§ **DATA LISTING**
#####

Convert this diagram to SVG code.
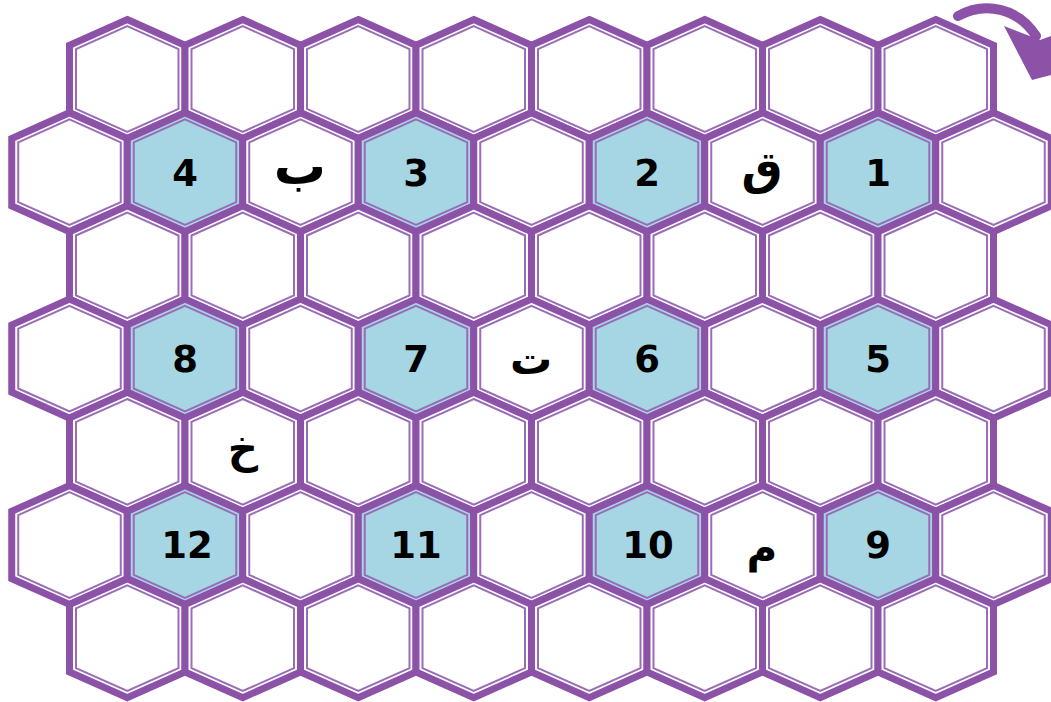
<svg xmlns="http://www.w3.org/2000/svg" xmlns:xlink="http://www.w3.org/1999/xlink" width="1051" height="702" viewBox="0 0 1051 702">
<style>
.o{fill:#ffffff;stroke:#8b52a8;stroke-width:7;stroke-linejoin:miter}
.b{fill:#a6d6e4;stroke:#8b52a8;stroke-width:7;stroke-linejoin:miter}
.i{fill:none;stroke:#9a6cb8;stroke-width:2}
.n{font-family:"DejaVu Sans",sans-serif;font-weight:bold;font-size:37px;fill:#000;text-anchor:middle}
.a{font-family:"DejaVu Sans","Noto Sans",sans-serif;font-weight:bold;font-size:42px;fill:#000;text-anchor:middle}
</style>
<defs>
<polygon id="h" points="0,-59.5 57.75,-33.7 57.75,33.7 0,59.5 -57.75,33.7 -57.75,-33.7"/>
<polygon id="hi" points="0,-52.8 51.25,-29.9 51.25,29.9 0,52.8 -51.25,29.9 -51.25,-29.9"/>
</defs>
<rect width="1051" height="702" fill="#ffffff"/>
<g id="row1">
<g id="r1c0"><use href="#h" class="o" x="127.25" y="79"/><use href="#hi" class="i" x="127.25" y="79"/></g>
<g id="r1c1"><use href="#h" class="o" x="242.75" y="79"/><use href="#hi" class="i" x="242.75" y="79"/></g>
<g id="r1c2"><use href="#h" class="o" x="358.25" y="79"/><use href="#hi" class="i" x="358.25" y="79"/></g>
<g id="r1c3"><use href="#h" class="o" x="473.75" y="79"/><use href="#hi" class="i" x="473.75" y="79"/></g>
<g id="r1c4"><use href="#h" class="o" x="589.25" y="79"/><use href="#hi" class="i" x="589.25" y="79"/></g>
<g id="r1c5"><use href="#h" class="o" x="704.75" y="79"/><use href="#hi" class="i" x="704.75" y="79"/></g>
<g id="r1c6"><use href="#h" class="o" x="820.25" y="79"/><use href="#hi" class="i" x="820.25" y="79"/></g>
<g id="r1c7"><use href="#h" class="o" x="935.75" y="79"/><use href="#hi" class="i" x="935.75" y="79"/></g>
</g>
<g id="row2">
<g id="r2c0"><use href="#h" class="o" x="69.5" y="172.2"/><use href="#hi" class="i" x="69.5" y="172.2"/></g>
<g id="r2c1"><use href="#h" class="b" x="185" y="172.2"/><use href="#hi" class="i" x="185" y="172.2"/><text class="n" x="185" y="186">4</text></g>
<g id="r2c2"><use href="#h" class="o" x="300.5" y="172.2"/><use href="#hi" class="i" x="300.5" y="172.2"/><text class="a" x="300" y="184" style="font-size:52px">ب</text></g>
<g id="r2c3"><use href="#h" class="b" x="416" y="172.2"/><use href="#hi" class="i" x="416" y="172.2"/><text class="n" x="416" y="186">3</text></g>
<g id="r2c4"><use href="#h" class="o" x="531.5" y="172.2"/><use href="#hi" class="i" x="531.5" y="172.2"/></g>
<g id="r2c5"><use href="#h" class="b" x="647" y="172.2"/><use href="#hi" class="i" x="647" y="172.2"/><text class="n" x="647" y="186">2</text></g>
<g id="r2c6"><use href="#h" class="o" x="762.5" y="172.2"/><use href="#hi" class="i" x="762.5" y="172.2"/><text class="a" x="762" y="184" style="font-size:46px">ق</text></g>
<g id="r2c7"><use href="#h" class="b" x="878" y="172.2"/><use href="#hi" class="i" x="878" y="172.2"/><text class="n" x="878" y="186">1</text></g>
<g id="r2c8"><use href="#h" class="o" x="993.5" y="172.2"/><use href="#hi" class="i" x="993.5" y="172.2"/></g>
</g>
<g id="row3">
<g id="r3c0"><use href="#h" class="o" x="127.25" y="265.4"/><use href="#hi" class="i" x="127.25" y="265.4"/></g>
<g id="r3c1"><use href="#h" class="o" x="242.75" y="265.4"/><use href="#hi" class="i" x="242.75" y="265.4"/></g>
<g id="r3c2"><use href="#h" class="o" x="358.25" y="265.4"/><use href="#hi" class="i" x="358.25" y="265.4"/></g>
<g id="r3c3"><use href="#h" class="o" x="473.75" y="265.4"/><use href="#hi" class="i" x="473.75" y="265.4"/></g>
<g id="r3c4"><use href="#h" class="o" x="589.25" y="265.4"/><use href="#hi" class="i" x="589.25" y="265.4"/></g>
<g id="r3c5"><use href="#h" class="o" x="704.75" y="265.4"/><use href="#hi" class="i" x="704.75" y="265.4"/></g>
<g id="r3c6"><use href="#h" class="o" x="820.25" y="265.4"/><use href="#hi" class="i" x="820.25" y="265.4"/></g>
<g id="r3c7"><use href="#h" class="o" x="935.75" y="265.4"/><use href="#hi" class="i" x="935.75" y="265.4"/></g>
</g>
<g id="row4">
<g id="r4c0"><use href="#h" class="o" x="69.5" y="358.6"/><use href="#hi" class="i" x="69.5" y="358.6"/></g>
<g id="r4c1"><use href="#h" class="b" x="185" y="358.6"/><use href="#hi" class="i" x="185" y="358.6"/><text class="n" x="185" y="372">8</text></g>
<g id="r4c2"><use href="#h" class="o" x="300.5" y="358.6"/><use href="#hi" class="i" x="300.5" y="358.6"/></g>
<g id="r4c3"><use href="#h" class="b" x="416" y="358.6"/><use href="#hi" class="i" x="416" y="358.6"/><text class="n" x="416" y="372">7</text></g>
<g id="r4c4"><use href="#h" class="o" x="531.5" y="358.6"/><use href="#hi" class="i" x="531.5" y="358.6"/><text class="a" x="531" y="374">ت</text></g>
<g id="r4c5"><use href="#h" class="b" x="647" y="358.6"/><use href="#hi" class="i" x="647" y="358.6"/><text class="n" x="647" y="372">6</text></g>
<g id="r4c6"><use href="#h" class="o" x="762.5" y="358.6"/><use href="#hi" class="i" x="762.5" y="358.6"/></g>
<g id="r4c7"><use href="#h" class="b" x="878" y="358.6"/><use href="#hi" class="i" x="878" y="358.6"/><text class="n" x="878" y="372">5</text></g>
<g id="r4c8"><use href="#h" class="o" x="993.5" y="358.6"/><use href="#hi" class="i" x="993.5" y="358.6"/></g>
</g>
<g id="row5">
<g id="r5c0"><use href="#h" class="o" x="127.25" y="451.8"/><use href="#hi" class="i" x="127.25" y="451.8"/></g>
<g id="r5c1"><use href="#h" class="o" x="242.75" y="451.8"/><use href="#hi" class="i" x="242.75" y="451.8"/><text class="a" x="243" y="463">خ</text></g>
<g id="r5c2"><use href="#h" class="o" x="358.25" y="451.8"/><use href="#hi" class="i" x="358.25" y="451.8"/></g>
<g id="r5c3"><use href="#h" class="o" x="473.75" y="451.8"/><use href="#hi" class="i" x="473.75" y="451.8"/></g>
<g id="r5c4"><use href="#h" class="o" x="589.25" y="451.8"/><use href="#hi" class="i" x="589.25" y="451.8"/></g>
<g id="r5c5"><use href="#h" class="o" x="704.75" y="451.8"/><use href="#hi" class="i" x="704.75" y="451.8"/></g>
<g id="r5c6"><use href="#h" class="o" x="820.25" y="451.8"/><use href="#hi" class="i" x="820.25" y="451.8"/></g>
<g id="r5c7"><use href="#h" class="o" x="935.75" y="451.8"/><use href="#hi" class="i" x="935.75" y="451.8"/></g>
</g>
<g id="row6">
<g id="r6c0"><use href="#h" class="o" x="69.5" y="545"/><use href="#hi" class="i" x="69.5" y="545"/></g>
<g id="r6c1"><use href="#h" class="b" x="185" y="545"/><use href="#hi" class="i" x="185" y="545"/><text class="n" x="187" y="558">12</text></g>
<g id="r6c2"><use href="#h" class="o" x="300.5" y="545"/><use href="#hi" class="i" x="300.5" y="545"/></g>
<g id="r6c3"><use href="#h" class="b" x="416" y="545"/><use href="#hi" class="i" x="416" y="545"/><text class="n" x="416" y="558">11</text></g>
<g id="r6c4"><use href="#h" class="o" x="531.5" y="545"/><use href="#hi" class="i" x="531.5" y="545"/></g>
<g id="r6c5"><use href="#h" class="b" x="647" y="545"/><use href="#hi" class="i" x="647" y="545"/><text class="n" x="648" y="558">10</text></g>
<g id="r6c6"><use href="#h" class="o" x="762.5" y="545"/><use href="#hi" class="i" x="762.5" y="545"/><text class="a" x="762" y="562">م</text></g>
<g id="r6c7"><use href="#h" class="b" x="878" y="545"/><use href="#hi" class="i" x="878" y="545"/><text class="n" x="878" y="558">9</text></g>
<g id="r6c8"><use href="#h" class="o" x="993.5" y="545"/><use href="#hi" class="i" x="993.5" y="545"/></g>
</g>
<g id="row7">
<g id="r7c0"><use href="#h" class="o" x="127.25" y="638.2"/><use href="#hi" class="i" x="127.25" y="638.2"/></g>
<g id="r7c1"><use href="#h" class="o" x="242.75" y="638.2"/><use href="#hi" class="i" x="242.75" y="638.2"/></g>
<g id="r7c2"><use href="#h" class="o" x="358.25" y="638.2"/><use href="#hi" class="i" x="358.25" y="638.2"/></g>
<g id="r7c3"><use href="#h" class="o" x="473.75" y="638.2"/><use href="#hi" class="i" x="473.75" y="638.2"/></g>
<g id="r7c4"><use href="#h" class="o" x="589.25" y="638.2"/><use href="#hi" class="i" x="589.25" y="638.2"/></g>
<g id="r7c5"><use href="#h" class="o" x="704.75" y="638.2"/><use href="#hi" class="i" x="704.75" y="638.2"/></g>
<g id="r7c6"><use href="#h" class="o" x="820.25" y="638.2"/><use href="#hi" class="i" x="820.25" y="638.2"/></g>
<g id="r7c7"><use href="#h" class="o" x="935.75" y="638.2"/><use href="#hi" class="i" x="935.75" y="638.2"/></g>
</g>
<g id="connectors">
<g id="arrow" fill="#8b52a8">
<path d="M958,16 C985,1 1018,8 1036,36" fill="none" stroke="#8b52a8" stroke-width="10" stroke-linecap="round"/>
<polygon points="1004,26 1040,40 1062,32 1062,72 1032,80"/>
</g>
</g>
</svg>
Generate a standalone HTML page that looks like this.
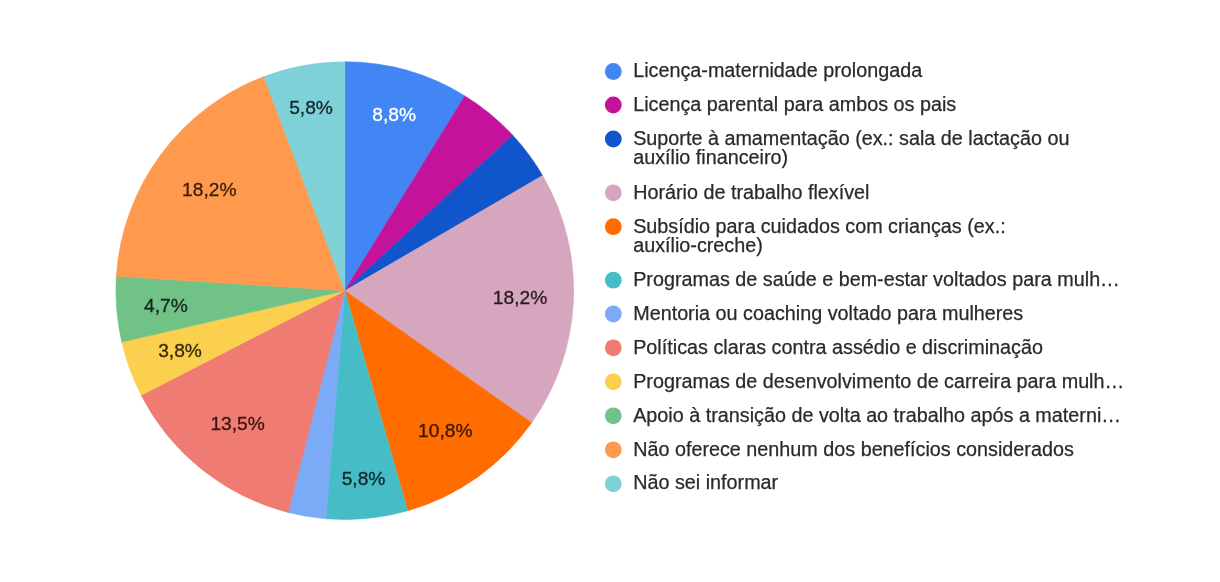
<!DOCTYPE html>
<html lang="pt-BR"><head><meta charset="utf-8"><title>Benefícios</title>
<style>
html,body{margin:0;padding:0;background:#fff;}
body{width:1220px;height:582px;overflow:hidden;}
svg{display:block;}
text{font-family:"Liberation Sans",Arial,sans-serif;}
.lg{font-size:19.78px;fill:#2a2a2a;stroke:#2a2a2a;stroke-width:0.25px;}
.lb{font-size:19.2px;text-anchor:middle;stroke-width:0.3px;}
</style></head><body>
<svg width="1220" height="582" viewBox="0 0 1220 582">
<rect width="1220" height="582" fill="#ffffff"/>

<path d="M344.8,290.7 L344.80,61.85 A228.85,228.85 0 0 1 464.88,95.89 Z" fill="#4285F4" stroke="#4285F4" stroke-width="0.6"/>
<path d="M344.8,290.7 L464.88,95.89 A228.85,228.85 0 0 1 512.71,135.21 Z" fill="#C4129A" stroke="#C4129A" stroke-width="0.6"/>
<path d="M344.8,290.7 L512.71,135.21 A228.85,228.85 0 0 1 542.59,175.58 Z" fill="#1155CC" stroke="#1155CC" stroke-width="0.6"/>
<path d="M344.8,290.7 L542.59,175.58 A228.85,228.85 0 0 1 531.64,422.84 Z" fill="#D5A6BD" stroke="#D5A6BD" stroke-width="0.6"/>
<path d="M344.8,290.7 L531.64,422.84 A228.85,228.85 0 0 1 407.65,510.75 Z" fill="#FF6D01" stroke="#FF6D01" stroke-width="0.6"/>
<path d="M344.8,290.7 L407.65,510.75 A228.85,228.85 0 0 1 325.85,518.76 Z" fill="#46BDC6" stroke="#46BDC6" stroke-width="0.6"/>
<path d="M344.8,290.7 L325.85,518.76 A228.85,228.85 0 0 1 288.08,512.41 Z" fill="#7BAAF7" stroke="#7BAAF7" stroke-width="0.6"/>
<path d="M344.8,290.7 L288.08,512.41 A228.85,228.85 0 0 1 141.17,395.13 Z" fill="#F07B72" stroke="#F07B72" stroke-width="0.6"/>
<path d="M344.8,290.7 L141.17,395.13 A228.85,228.85 0 0 1 121.77,341.99 Z" fill="#FCD04F" stroke="#FCD04F" stroke-width="0.6"/>
<path d="M344.8,290.7 L121.77,341.99 A228.85,228.85 0 0 1 116.40,276.33 Z" fill="#71C287" stroke="#71C287" stroke-width="0.6"/>
<path d="M344.8,290.7 L116.40,276.33 A228.85,228.85 0 0 1 263.91,76.62 Z" fill="#FF994D" stroke="#FF994D" stroke-width="0.6"/>
<path d="M344.8,290.7 L263.91,76.62 A228.85,228.85 0 0 1 344.80,61.85 Z" fill="#7ED1D7" stroke="#7ED1D7" stroke-width="0.6"/>
<text class="lb" x="394.1" y="120.7" fill="#ffffff" stroke="#ffffff">8,8%</text>
<text class="lb" x="520.0" y="303.5" fill="#2a1a24" stroke="#2a1a24">18,2%</text>
<text class="lb" x="445.3" y="437.3" fill="#3a1800" stroke="#3a1800">10,8%</text>
<text class="lb" x="363.5" y="484.5" fill="#10262a" stroke="#10262a">5,8%</text>
<text class="lb" x="237.6" y="430.0" fill="#351512" stroke="#351512">13,5%</text>
<text class="lb" x="180.0" y="356.7" fill="#33290c" stroke="#33290c">3,8%</text>
<text class="lb" x="165.9" y="311.8" fill="#12281a" stroke="#12281a">4,7%</text>
<text class="lb" x="209.3" y="196.0" fill="#3a1f0a" stroke="#3a1f0a">18,2%</text>
<text class="lb" x="311.0" y="114.0" fill="#14282a" stroke="#14282a">5,8%</text>
<circle cx="613.3" cy="71.5" r="8.4" fill="#4285F4"/>
<text class="lg" x="633.2" y="77.0">Licença-maternidade prolongada</text>
<circle cx="613.3" cy="105.0" r="8.4" fill="#C4129A"/>
<text class="lg" x="633.2" y="110.8">Licença parental para ambos os pais</text>
<circle cx="613.3" cy="139.0" r="8.4" fill="#1155CC"/>
<text class="lg" x="633.2" y="145.2">Suporte à amamentação (ex.: sala de lactação ou</text>
<text class="lg" x="633.2" y="164.2">auxílio financeiro)</text>
<circle cx="613.3" cy="192.8" r="8.4" fill="#D5A6BD"/>
<text class="lg" x="633.2" y="198.7">Horário de trabalho flexível</text>
<circle cx="613.3" cy="226.7" r="8.4" fill="#FF6D01"/>
<text class="lg" x="633.2" y="232.6">Subsídio para cuidados com crianças (ex.:</text>
<text class="lg" x="633.2" y="251.7">auxílio-creche)</text>
<circle cx="613.3" cy="280.2" r="8.4" fill="#46BDC6"/>
<text class="lg" x="633.2" y="286.2">Programas de saúde e bem-estar voltados para mulh…</text>
<circle cx="613.3" cy="314.0" r="8.4" fill="#7BAAF7"/>
<text class="lg" x="633.2" y="320.1">Mentoria ou coaching voltado para mulheres</text>
<circle cx="613.3" cy="347.8" r="8.4" fill="#F07B72"/>
<text class="lg" x="633.2" y="354.0">Políticas claras contra assédio e discriminação</text>
<circle cx="613.3" cy="381.8" r="8.4" fill="#FCD04F"/>
<text class="lg" x="633.2" y="387.6">Programas de desenvolvimento de carreira para mulh…</text>
<circle cx="613.3" cy="415.8" r="8.4" fill="#71C287"/>
<text class="lg" x="633.2" y="421.6">Apoio à transição de volta ao trabalho após a materni…</text>
<circle cx="613.3" cy="449.8" r="8.4" fill="#FF994D"/>
<text class="lg" x="633.2" y="455.5">Não oferece nenhum dos benefícios considerados</text>
<circle cx="613.3" cy="483.8" r="8.4" fill="#7ED1D7"/>
<text class="lg" x="633.2" y="489.2">Não sei informar</text>
</svg></body></html>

#####

§ **STATED TASK**
Count each line of the data where the word "this" appears, then reply with the total only.

§ **PROBLEM SOLUTION**
2